Technical talk aside, the GX1-WB is the only putter on the market with perfect or zero MOI. That is not a marketing claim by the company; it is scientific fact. At impact, the putter head does not twist, period.
You can literally see the effect of perfect MOI by doing one simple test. Hold the putter shaft gently between your thumb and forefinger so that the face faces your chest. Then with your other hand, slowly push the club away from you, first pushing the middle of the face, then the toe and finally the heel. The face stays square to your chest, or “square to the line,” throughout the exercise. Try this same test with any other putter on the market and you’ll see the dramatic difference.
Because there is no twisting, or face deflection, at impact, the entire face feels and performs exactly the same. That is why, despite a face width that is barely two inches, the Yar putter has the widest “sweet spot” in golf.

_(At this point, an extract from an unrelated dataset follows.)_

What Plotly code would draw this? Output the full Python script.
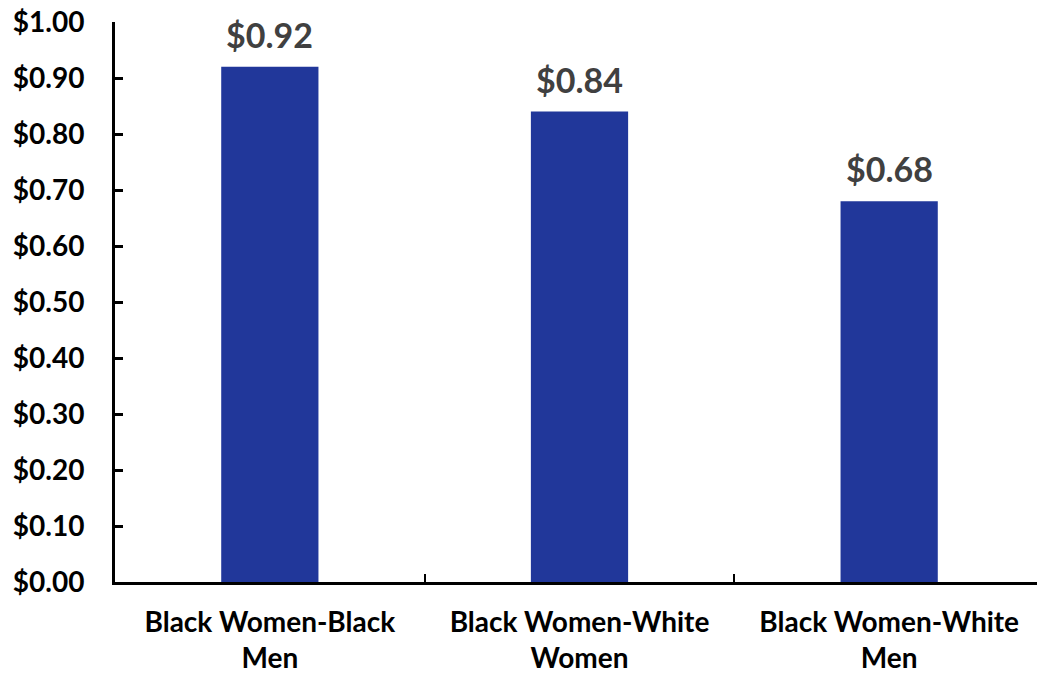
import plotly.graph_objects as go

categories = ["Black Women-Black<br>Men", "Black Women-White<br>Women", "Black Women-White<br>Men"]
values = [0.92, 0.84, 0.68]
value_labels = ["$0.92", "$0.84", "$0.68"]
y_ticks = [0, 0.1, 0.2, 0.3, 0.4, 0.5, 0.6, 0.7, 0.8, 0.9, 1.0]

fig = go.Figure(go.Bar(
    x=categories, y=values,
    marker=dict(color="#21379A", line=dict(width=0)),
    hoverinfo="x+y",
))

for c, v, t in zip(categories, values, value_labels):
    fig.add_annotation(
        x=c, y=v, text=t, showarrow=False, yanchor="bottom", yshift=10,
        font=dict(family="Lato", size=34, color="#404040", weight="bold"),
    )

fig.update_layout(
    width=1044, height=678,
    margin=dict(l=115, r=0, t=22, b=96),
    paper_bgcolor="white", plot_bgcolor="white",
    bargap=0.686, showlegend=False,
    font=dict(family="Lato", color="black"),
)
fig.update_yaxes(
    range=[0, 1.0], tickvals=y_ticks, tickformat="$.2f",
    showgrid=False, zeroline=False,
    showline=True, linecolor="black", linewidth=3,
    ticks="inside", ticklen=8, tickwidth=3, tickcolor="black",
    tickfont=dict(family="Lato", size=28, color="black", weight="bold"),
    ticklabelstandoff=22, automargin=False,
)
fig.update_xaxes(
    showgrid=False, showline=True, linecolor="black", linewidth=3,
    ticks="inside", tickson="boundaries", ticklen=8, tickwidth=2, tickcolor="black",
    tickfont=dict(family="Lato", size=28, color="black", weight="bold"),
    ticklabelstandoff=13, automargin=False,
)
fig.write_html("out.html", config={"displayModeBar": False},
               post_script="document.body.style.margin='0';document.body.style.overflow='hidden';")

Further, the center-shafted clubhead is so perfectly balanced that, when outfitted with a round grip for demonstration purposes, a blindfolded golfer cannot determine the orientation of the clubface by simply making practice strokes. Turn the putter head 360 degrees and it feels exactly the same.
The Yar website explains why the GX1-WB performs the way it does. But when you’re making more putts than you’ve ever made, do you really care why? While at the site, you can order a Yar putter but only after providing the company with a few personal measurements. That’s because, just like the cockpit of that stealth fighter, every Yar putter is custom fitted to its pilot.
Look for the “truly unique” – pardon the qualifying adjective but some people will never grasp the absolute quality of the word alone – Yar GX1-WB to show up on various tours this season, as PGA Tour, Champions Tour and LPGA players are beginning to learn about the putter. Several “name” pros requested fittings over the off-season and already have the Yar putter in their bag. We know the names; we just can’t reveal them because these pros are all contractually obligated to other golf companies. But look for the Yar putter on TV. It’s easy to recognize because it’s … well, you know.